The issues for argument now
The Fourth Circuit’s opinion in this case was unpublished, and the government was apparently in no hurry to address Taylor’s petition for certiorari, having taken some nine extensions (from October 2014 until July 2015) to file its typed opposition. Perhaps the case was viewed as, and will be, an easy one. But I can perceive some broader, undeveloped issues that may raise the profile of the case by Term’s end – and which arise at least in part from two leading opinions written by the late Justice Antonin Scalia (whose passing is sure to be mourned repeatedly in the coming months, as decisions he authored are invoked to influence a number of pending cases).
Moreover, it is sometimes said among criminal appellate specialists that a less-than-illuminating defendant’s brief is often the defendant’s best friend, as it propels some appellate judges (and their clerks) to actually become stronger advocates for the defendant’s position. Whether intentional or otherwise, Taylor’s briefing here might test that adage. Although Taylor’s petition presents only one question, it seems to me that it subsumes three discrete issues:
First, is it a defense to a Hobbs Act prosecution that the object of a robbery – here marijuana — was produced or used only “in state”? On this question, the federal government presents an answer that seems inarguable: no. After the Court’s 2005 decision in Gonzales v. Raich – which held that the Constitution’s interstate Commerce Clause permits Congress to reach, criminally, even home-grown marijuana – whether the commercial objects of a Hobbs Act robbery are “in state” or interstate would seem to be irrelevant. As Justice Scalia’s concurrence in that six-to-three decision made clear, “[w]here necessary to make a regulation of interstate commerce effective, Congress may regulate even those intrastate activities that do not themselves substantially affect interstate commerce.” Even if the Court wished to reconsider Raich – and there is no real indication that it does – this undeveloped case would not be the right vehicle.
However, another Scalia opinion, not cited at all by Taylor, seems to necessarily raise a second question here: must the government prove in every case that the defendant’s conduct “affects commerce,” or may that effect be presumed merely from fact that the victims were drug dealers (while invoking the Raich idea that all drug dealing affects commerce)? More broadly, must Hobbs Act prosecutions include some “particularized evidence” of the effect (or potential effect) of the robbery on commerce, in every individual case? In his 1995 decision for a unanimous Court in United States v. Gaudin, Justice Scalia wrote that the answer to a similar question was “simple”: a criminal jury must find the defendant guilty on all elements of a crime, and if “materiality” is an element, then the government must introduce evidence proving even that “legal” element in every case. Prior to Gaudin, the courts of appeals had routinely held that materiality was a “legal” issue for judges to decide, not juries. Gaudin’s conclusion, that even “legal” elements must be proved, meshes with Justice Scalia’s later development of the “sentencing element” theory of due process in Apprendi v. New Jersey (which he engineered) and Blakely v. Washington. Gaudin, like Apprendi, changed the accepted practice for federal prosecutors and judges alike.

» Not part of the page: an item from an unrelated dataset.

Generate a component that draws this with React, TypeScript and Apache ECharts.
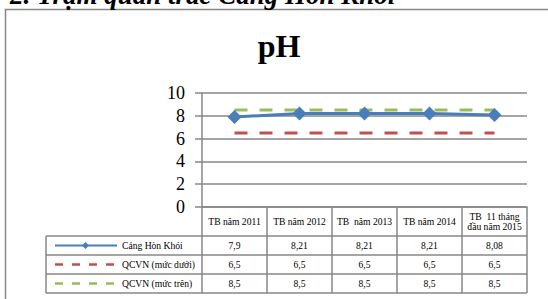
import React, { useEffect, useRef } from "react";
import * as echarts from "echarts";

const categories = ["TB năm 2011", "TB năm 2012", "TB  năm 2013", "TB năm 2014", "TB  11 tháng\nđầu năm 2015"];
const seriesNames = ["Cảng Hòn Khói", "QCVN (mức dưới)", "QCVN (mức trên)"];
const honKhoi = [7.9, 8.21, 8.21, 8.21, 8.08];
const qcvnLow = [6.5, 6.5, 6.5, 6.5, 6.5];
const qcvnHigh = [8.5, 8.5, 8.5, 8.5, 8.5];
const yTicks = [0, 2, 4, 6, 8, 10];
const chartTitle = "pH";
const headline = "2. Trạm quan trắc Cảng Hòn Khói";

const BLUE = "#4A7EBB";
const RED = "#C0504D";
const GREEN = "#9BBB59";
const GRAY = "#878787";
const SERIF = "'Liberation Serif', 'Times New Roman', serif";

const W = 548;
const H = 299;
const G_LEFT = 202;
const G_RIGHT = 527;
const G_TOP = 93;
const G_BOTTOM = 207;
const ROW_H = 19;
const HEAD_BOTTOM = 236;
const TABLE_LEFT = 46;

const fmt = (v: number) => String(v).replace(".", ",");

export default function App() {
  const ref = useRef<HTMLDivElement>(null);
  useEffect(() => {
    document.body.style.margin = "0";
    const chart = echarts.init(ref.current!, null, { renderer: "svg" });
    const rows = [honKhoi, qcvnLow, qcvnHigh];
    const colors = [BLUE, RED, GREEN];
    const rowCenter = (i: number) => HEAD_BOTTOM + ROW_H * i + ROW_H / 2;

    const valueAxes = rows.map((r, i) => ({
      type: "category",
      gridIndex: 0,
      position: "bottom",
      offset: rowCenter(i) - G_BOTTOM,
      data: r.map(fmt),
      axisLine: { show: false },
      axisTick: { show: false },
      axisLabel: {
        interval: 0,
        margin: 0,
        verticalAlign: "middle",
        fontSize: 9.6,
        fontFamily: SERIF,
        color: "#000",
      },
    }));

    const graphics: any[] = [
      {
        type: "rect",
        shape: { x: 5.5, y: 9.5, width: 700, height: 400 },
        style: { fill: "none", stroke: GRAY, lineWidth: 1.5 },
        silent: true,
      },
      {
        type: "text",
        x: 10,
        y: -5,
        style: {
          text: headline,
          font: `italic bold 27px ${SERIF}`,
          fill: "#000",
          verticalAlign: "middle",
        },
      },
      {
        type: "text",
        x: 279,
        y: 46,
        style: {
          text: chartTitle,
          font: `bold 32px ${SERIF}`,
          fill: "#000",
          align: "center",
          verticalAlign: "middle",
        },
      },
      {
        type: "line",
        shape: { x1: TABLE_LEFT, y1: HEAD_BOTTOM, x2: TABLE_LEFT, y2: HEAD_BOTTOM + ROW_H * 3 },
        style: { stroke: GRAY, lineWidth: 1.5 },
      },
    ];
    for (let i = 0; i <= 3; i++) {
      const y = HEAD_BOTTOM + ROW_H * i;
      graphics.push({
        type: "line",
        shape: { x1: TABLE_LEFT, y1: y, x2: G_RIGHT, y2: y },
        style: { stroke: GRAY, lineWidth: 1.5 },
      });
    }
    seriesNames.forEach((name, i) => {
      const cy = rowCenter(i);
      graphics.push({
        type: "line",
        shape: { x1: 55, y1: cy, x2: 117, y2: cy },
        style: { stroke: colors[i], lineWidth: i === 0 ? 2 : 2.5, lineDash: i === 0 ? null : [8, 9] },
      });
      if (i === 0) {
        graphics.push({
          type: "polygon",
          shape: { points: [[85.5, cy - 3.5], [89, cy], [85.5, cy + 3.5], [82, cy]] },
          style: { fill: BLUE },
        });
      }
      graphics.push({
        type: "text",
        x: 122,
        y: cy,
        style: {
          text: name,
          font: `9.6px ${SERIF}`,
          fill: "#000",
          verticalAlign: "middle",
        },
      });
    });

    chart.setOption({
      animation: false,
      grid: { left: G_LEFT, right: W - G_RIGHT, top: G_TOP, bottom: H - G_BOTTOM, containLabel: false },
      xAxis: [
        {
          type: "category",
          data: categories,
          position: "bottom",
          boundaryGap: true,
          axisLine: { show: true, lineStyle: { color: GRAY, width: 1.5 } },
          axisTick: {
            show: true,
            alignWithLabel: false,
            interval: 0,
            length: HEAD_BOTTOM + ROW_H * 3 - G_BOTTOM,
            lineStyle: { color: GRAY, width: 1.5 },
          },
          axisLabel: {
            interval: 0,
            margin: (HEAD_BOTTOM - G_BOTTOM) / 2,
            verticalAlign: "middle",
            fontSize: 9.6,
            lineHeight: 10,
            fontFamily: SERIF,
            color: "#000",
          },
        },
        ...valueAxes,
      ],
      yAxis: {
        type: "value",
        min: yTicks[0],
        max: yTicks[yTicks.length - 1],
        interval: 2,
        axisLine: { show: true, lineStyle: { color: GRAY, width: 1.5 } },
        axisTick: { show: true, length: 7, lineStyle: { color: GRAY, width: 1.5 } },
        splitLine: { show: true, lineStyle: { color: GRAY, width: 1.5 } },
        axisLabel: { margin: 17, fontSize: 18, fontFamily: SERIF, color: "#000" },
      },
      series: [
        {
          name: seriesNames[1],
          type: "line",
          data: qcvnLow,
          symbol: "none",
          lineStyle: { color: RED, width: 3, type: [13, 12] },
          itemStyle: { color: RED },
          z: 2,
        },
        {
          name: seriesNames[2],
          type: "line",
          data: qcvnHigh,
          symbol: "none",
          lineStyle: { color: GREEN, width: 3, type: [13, 12] },
          itemStyle: { color: GREEN },
          z: 2,
        },
        {
          name: seriesNames[0],
          type: "line",
          data: honKhoi,
          symbol: "diamond",
          symbolSize: 14,
          lineStyle: { color: BLUE, width: 3 },
          itemStyle: { color: BLUE },
          z: 3,
        },
      ],
      graphic: graphics,
    });
    return () => chart.dispose();
  }, []);
  return <div ref={ref} style={{ width: W, height: H }} />;
}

The “sleeper” issue in this case, then, is whether Gaudin and similar cases require the jury to find, and thus the government to prove in every case, the “affects commerce” element of the Hobbs Act – and even more broadly by extension, the similar interstate commerce element found in dozens, even hundreds, of other federal criminal statutes. Justice Scalia’s forceful presence and views on this issue, if this case ultimately reaches it, will be sorely missed.

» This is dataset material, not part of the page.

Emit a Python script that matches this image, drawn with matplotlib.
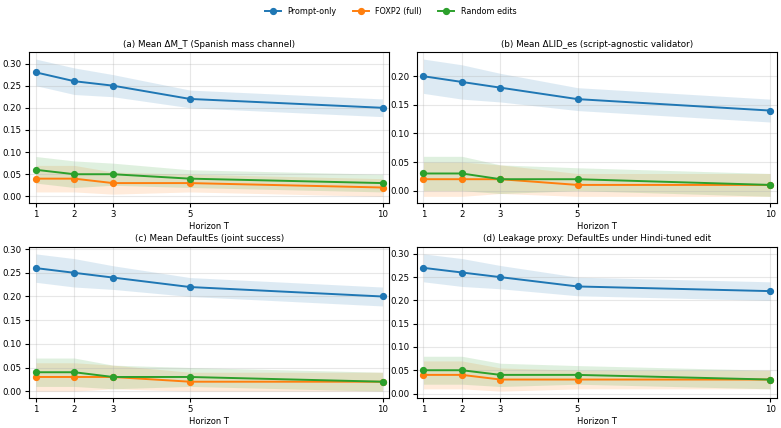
import numpy as np
import matplotlib
matplotlib.use("Agg")
import matplotlib.pyplot as plt

horizons = [1, 2, 3, 5, 10]
band = [0.03, 0.03, 0.025, 0.02, 0.02]

titles = [
    "(a) Mean ΔM_T (Spanish mass channel)",
    "(b) Mean ΔLID_es (script-agnostic validator)",
    "(c) Mean DefaultEs (joint success)",
    "(d) Leakage proxy: DefaultEs under Hindi-tuned edit",
]
methods = ["Prompt-only", "FOXP2 (full)", "Random edits"]
colors = ["#1f77b4", "#ff7f0e", "#2ca02c"]

prompt_only = [
    [0.28, 0.26, 0.25, 0.22, 0.20],
    [0.20, 0.19, 0.18, 0.16, 0.14],
    [0.26, 0.25, 0.24, 0.22, 0.20],
    [0.27, 0.26, 0.25, 0.23, 0.22],
]
foxp2 = [
    [0.04, 0.04, 0.03, 0.03, 0.02],
    [0.02, 0.02, 0.02, 0.01, 0.01],
    [0.03, 0.03, 0.03, 0.02, 0.02],
    [0.04, 0.04, 0.03, 0.03, 0.03],
]
random_edits = [
    [0.06, 0.05, 0.05, 0.04, 0.03],
    [0.03, 0.03, 0.02, 0.02, 0.01],
    [0.04, 0.04, 0.03, 0.03, 0.02],
    [0.05, 0.05, 0.04, 0.04, 0.03],
]

fig, axes = plt.subplots(2, 2, figsize=(7.81, 4.28), dpi=100)
fig.subplots_adjust(left=0.037, right=0.995, top=0.878, bottom=0.07,
                    hspace=0.29, wspace=0.075)

h = np.array(horizons)
e = np.array(band)
for i, ax in enumerate(axes.flat):
    series = [prompt_only[i], foxp2[i], random_edits[i]]
    for name, vals, c in zip(methods, series, colors):
        v = np.array(vals)
        ax.fill_between(h, v - e, v + e, color=c, alpha=0.15, linewidth=0)
        ax.plot(h, v, marker="o", color=c, lw=1.4, ms=4.2, label=name)
    ax.set_title(titles[i], fontsize=6.3, pad=4)
    ax.set_xticks(horizons)
    ax.set_xmargin(0.02)
    ax.set_xlabel("Horizon T", fontsize=6.0, labelpad=2)
    ax.tick_params(labelsize=6.2, length=3, pad=2)
    ax.grid(True, alpha=0.3)

handles, labels = axes[0, 0].get_legend_handles_labels()
fig.legend(handles, labels, loc="upper center", ncol=3, frameon=False,
           fontsize=5.8, bbox_to_anchor=(0.5, 1.0))

fig.savefig("out.png", dpi=100)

On this second issue, the government’s brief (which mentions Gaudin even though Taylor did not) argues that the “affects commerce” element should be subdivided into a factual aspect, for the jury, and a “purely legal” aspect which courts may presume. Thus, whether Taylor sought to rob a drug dealer is a factual inquiry for the jury. But whether the robbery of drug dealers always “affects commerce” is, says the government, a legal issue which may, in light of Raich, be presumed in every case. Yet it can readily be argued that whether an act actually “affects commerce” is a factual question, and the government’s subdividing argument on this point sounds significantly like the same “factual-purely legal elements” argument that the Court rejected in Gaudin.
The final issue
A third issue apparently presented in this case – once we settle what the elements of a Hobbs Act prosecution are – is whether the evidence in Taylor’s case was “sufficient” to prove that his acts “affected commerce.” Here the government offers two arguments, even if proof of such an effect is required in every case. First, the evidence here showed that the defendants “affected commerce” by “depleting the assets” of drug dealers, a theory that most lower courts have accepted to prove Hobbs Act violations. And second, the evidence showed that “exotic” marijuana was the object of the robberies, and the jury could reasonably infer that “exotic” meant “out of state.”
Given the difficult implications of the second issue described above, one can imagine the Court taking “the easy way out” by just assuming an answer to the “is it an element for the jury” question, without deciding it, and then ruling that the evidence here was factually sufficient in any case. When sufficiency is the issue, the constitutional inquiry sets a very low standard: whether any rational jury could have found, based on the evidence and all “reasonable inferences” from that evidence, that the elements were proved beyond reasonable doubt. One perhaps extreme example of that concept are many court of appeals cases holding that, when robbery of a federally insured bank is charged, a conviction may be upheld based solely upon inferences drawn from the word “federal” or “national” in the bank’s title, even when no direct evidence of federal insurance was introduced.
Whether the Court will find these arguments satisfying – or even relevant given Taylor’s silence on some of them – must wait for oral argument, or the decision itself later this spring. But one thing seems certain: we will miss Justice Scalia’s spirited, witty, and often unnerving questions when the parties spar next Tuesday.